# START OF Provided data
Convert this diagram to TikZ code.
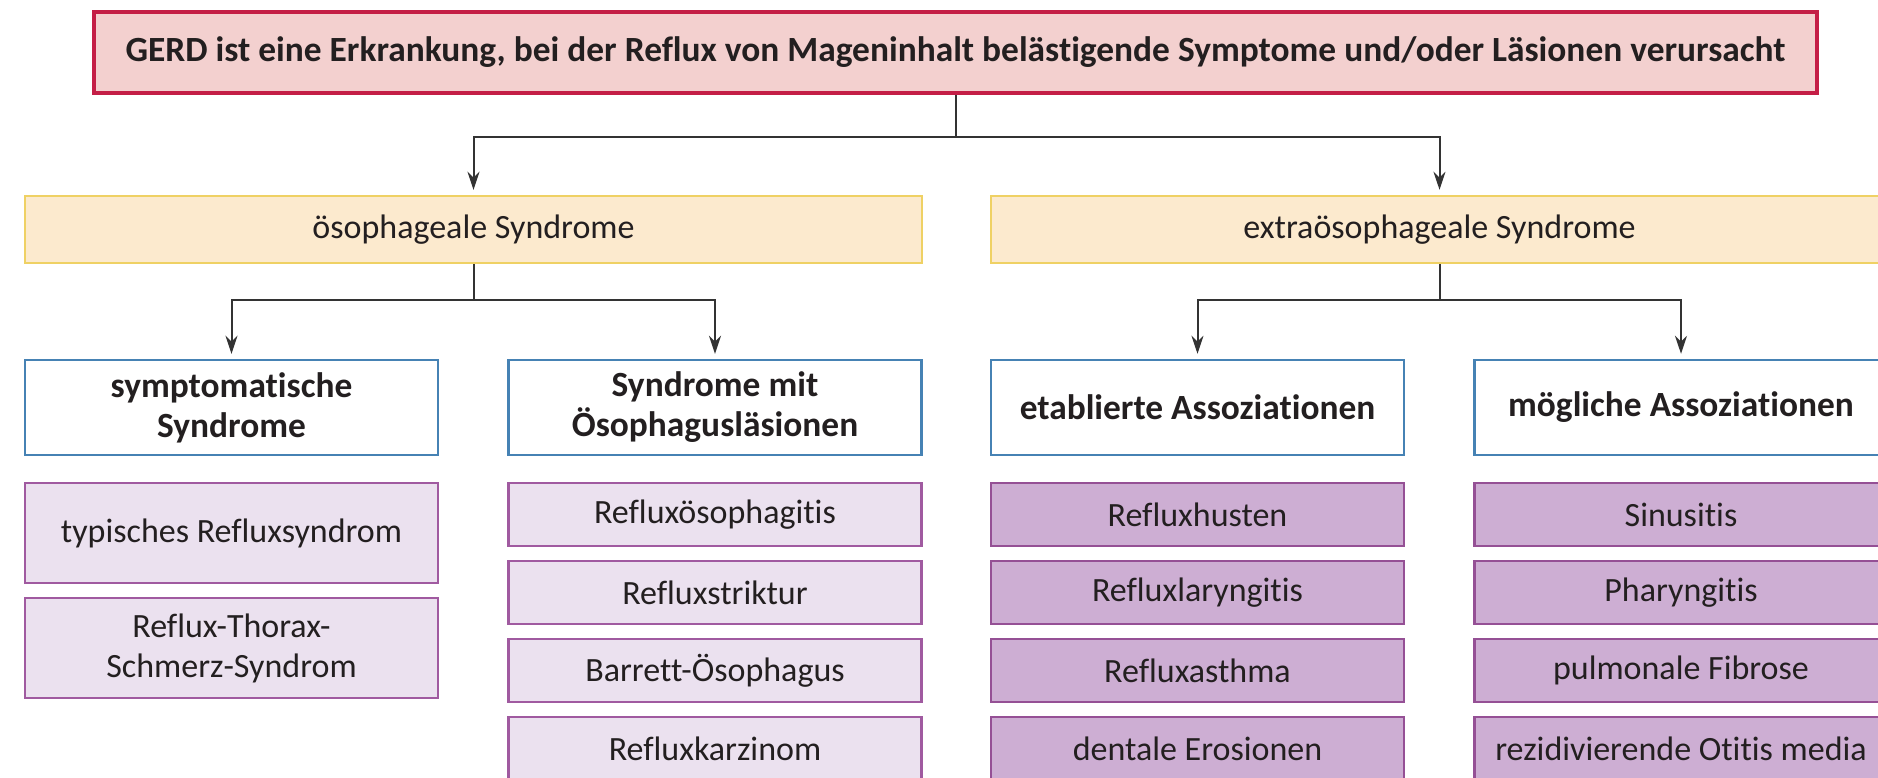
\documentclass[tikz,border=0pt]{standalone}
\usepackage{fontspec}
\setmainfont[Ligatures=NoCommon]{Carlito}
\usepackage{tikz}
\usetikzlibrary{arrows.meta}
\definecolor{gerdrand}{HTML}{C41E46}
\definecolor{gerdfill}{HTML}{F3D0CF}
\definecolor{gelbrand}{HTML}{EFD164}
\definecolor{gelbfill}{HTML}{FCEACE}
\definecolor{kopfrand}{HTML}{4682B4}
\definecolor{hellrand}{HTML}{A05AA0}
\definecolor{hellfill}{HTML}{EBE1EF}
\definecolor{dunkelrand}{HTML}{955095}
\definecolor{dunkelfill}{HTML}{CDAED3}
\definecolor{pfeil}{HTML}{333333}
\definecolor{schrift}{HTML}{231F20}

\begin{document}
\begin{tikzpicture}[x=0.5pt,y=-0.5pt,
  every node/.style={font=\fontsize{17}{20}\selectfont,text=schrift,align=center,inner sep=0pt},
  gerdbox/.style={draw=gerdrand,fill=gerdfill,line width=2pt,minimum width=861.5pt,minimum height=40.5pt,font=\fontsize{17.7}{20}\selectfont\bfseries},
  gruppe/.style={draw=gelbrand,fill=gelbfill,line width=1.2pt,minimum width=448.5pt,minimum height=33.5pt},
  kopf/.style={draw=kopfrand,fill=white,line width=1.2pt,minimum width=206.5pt,minimum height=47.5pt,font=\fontsize{17.7}{20}\selectfont\bfseries},
  hell/.style={draw=hellrand,fill=hellfill,line width=1.2pt,minimum width=206.5pt,minimum height=31.5pt},
  dunkel/.style={hell,draw=dunkelrand,fill=dunkelfill},
  conn/.style={draw=pfeil,line width=1pt},
  arr/.style={conn,-{Stealth[length=9pt,width=6pt]},shorten >=2.5pt}]
  \useasboundingbox (0,0) rectangle (1878,777);
  \clip (0,0) rectangle (1878,777);
   \coordinate (j0) at (955.5,137);
   \coordinate (j1) at (473.5,300);
   \coordinate (j2) at (1439.5,300);
  \node[gerdbox] (gerd) at (955.5,52.5) {GERD ist eine Erkrankung, bei der Reflux von Mageninhalt belästigende Symptome und/oder Läsionen verursacht};
  \node[gruppe] (oeso) at (473.5,229.5) {ösophageale Syndrome};
  \node[gruppe] (extra) at (1439.5,229.5) {extraösophageale Syndrome};
  \node[kopf] (symp) at (231.5,407.5) {symptomatische\\Syndrome};
  \node[kopf] (laes) at (715,407.5) {Syndrome mit\\Ösophagusläsionen};
  \node[kopf] (etab) at (1197.5,407.5) {etablierte Assoziationen};
  \node[kopf] (moegl) at (1681,407.5) {mögliche Assoziationen};
%  symptomatische Syndrome: two taller boxes
  \node[hell,minimum height=50pt] (symp1) at (231.5,533) {typisches Refluxsyndrom};
  \node[hell,minimum height=50pt] (symp2) at (231.5,648) {Reflux-Thorax-\\Schmerz-Syndrom};
  \foreach \txt [count=\i] in {Refluxösophagitis,Refluxstriktur,Barrett-Ösophagus,Refluxkarzinom}
    \node[hell] (laes\i) at (715,436.5+78*\i) {\txt};
  \foreach \txt [count=\i] in {Refluxhusten,Refluxlaryngitis,Refluxasthma,dentale Erosionen}
    \node[dunkel] (etab\i) at (1197.5,436.5+78*\i) {\txt};
  \foreach \txt [count=\i] in {Sinusitis,Pharyngitis,pulmonale Fibrose,rezidivierende Otitis media}
    \node[dunkel] (moegl\i) at (1681,436.5+78*\i) {\txt};
 \draw[conn] (gerd.south) -- (j0);
 \draw[arr] (j0) -| (oeso.north);
 \draw[arr] (j0) -| (extra.north);
 \draw[conn] (oeso.south) -- (j1);
 \draw[arr] (j1) -| (symp.north);
 \draw[arr] (j1) -| (laes.north);
 \draw[conn] (extra.south) -- (j2);
 \draw[arr] (j2) -| (etab.north);
 \draw[arr] (j2) -| (moegl.north);
\end{tikzpicture}
\end{document}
# END OF Provided data
* Task description:
Copy out each line exactly, without the pictures.

* The completed task:
Convert this diagram to TikZ code.
\documentclass[tikz,border=0pt]{standalone}
\usepackage{fontspec}
\setmainfont[Ligatures=NoCommon]{Carlito}
\usepackage{tikz}
\usetikzlibrary{arrows.meta}
\definecolor{gerdrand}{HTML}{C41E46}
\definecolor{gerdfill}{HTML}{F3D0CF}
\definecolor{gelbrand}{HTML}{EFD164}
\definecolor{gelbfill}{HTML}{FCEACE}
\definecolor{kopfrand}{HTML}{4682B4}
\definecolor{hellrand}{HTML}{A05AA0}
\definecolor{hellfill}{HTML}{EBE1EF}
\definecolor{dunkelrand}{HTML}{955095}
\definecolor{dunkelfill}{HTML}{CDAED3}
\definecolor{pfeil}{HTML}{333333}
\definecolor{schrift}{HTML}{231F20}

\begin{document}
\begin{tikzpicture}[x=0.5pt,y=-0.5pt,
  every node/.style={font=\fontsize{17}{20}\selectfont,text=schrift,align=center,inner sep=0pt},
  gerdbox/.style={draw=gerdrand,fill=gerdfill,line width=2pt,minimum width=861.5pt,minimum height=40.5pt,font=\fontsize{17.7}{20}\selectfont\bfseries},
  gruppe/.style={draw=gelbrand,fill=gelbfill,line width=1.2pt,minimum width=448.5pt,minimum height=33.5pt},
  kopf/.style={draw=kopfrand,fill=white,line width=1.2pt,minimum width=206.5pt,minimum height=47.5pt,font=\fontsize{17.7}{20}\selectfont\bfseries},
  hell/.style={draw=hellrand,fill=hellfill,line width=1.2pt,minimum width=206.5pt,minimum height=31.5pt},
  dunkel/.style={hell,draw=dunkelrand,fill=dunkelfill},
  conn/.style={draw=pfeil,line width=1pt},
  arr/.style={conn,-{Stealth[length=9pt,width=6pt]},shorten >=2.5pt}]
  \useasboundingbox (0,0) rectangle (1878,777);
  \clip (0,0) rectangle (1878,777);
   \coordinate (j0) at (955.5,137);
   \coordinate (j1) at (473.5,300);
   \coordinate (j2) at (1439.5,300);
  \node[gerdbox] (gerd) at (955.5,52.5) {GERD ist eine Erkrankung, bei der Reflux von Mageninhalt belästigende Symptome und/oder Läsionen verursacht};
  \node[gruppe] (oeso) at (473.5,229.5) {ösophageale Syndrome};
  \node[gruppe] (extra) at (1439.5,229.5) {extraösophageale Syndrome};
  \node[kopf] (symp) at (231.5,407.5) {symptomatische\\Syndrome};
  \node[kopf] (laes) at (715,407.5) {Syndrome mit\\Ösophagusläsionen};
  \node[kopf] (etab) at (1197.5,407.5) {etablierte Assoziationen};
  \node[kopf] (moegl) at (1681,407.5) {mögliche Assoziationen};
%  symptomatische Syndrome: two taller boxes
  \node[hell,minimum height=50pt] (symp1) at (231.5,533) {typisches Refluxsyndrom};
  \node[hell,minimum height=50pt] (symp2) at (231.5,648) {Reflux-Thorax-\\Schmerz-Syndrom};
  \foreach \txt [count=\i] in {Refluxösophagitis,Refluxstriktur,Barrett-Ösophagus,Refluxkarzinom}
    \node[hell] (laes\i) at (715,436.5+78*\i) {\txt};
  \foreach \txt [count=\i] in {Refluxhusten,Refluxlaryngitis,Refluxasthma,dentale Erosionen}
    \node[dunkel] (etab\i) at (1197.5,436.5+78*\i) {\txt};
  \foreach \txt [count=\i] in {Sinusitis,Pharyngitis,pulmonale Fibrose,rezidivierende Otitis media}
    \node[dunkel] (moegl\i) at (1681,436.5+78*\i) {\txt};
 \draw[conn] (gerd.south) -- (j0);
 \draw[arr] (j0) -| (oeso.north);
 \draw[arr] (j0) -| (extra.north);
 \draw[conn] (oeso.south) -- (j1);
 \draw[arr] (j1) -| (symp.north);
 \draw[arr] (j1) -| (laes.north);
 \draw[conn] (extra.south) -- (j2);
 \draw[arr] (j2) -| (etab.north);
 \draw[arr] (j2) -| (moegl.north);
\end{tikzpicture}
\end{document}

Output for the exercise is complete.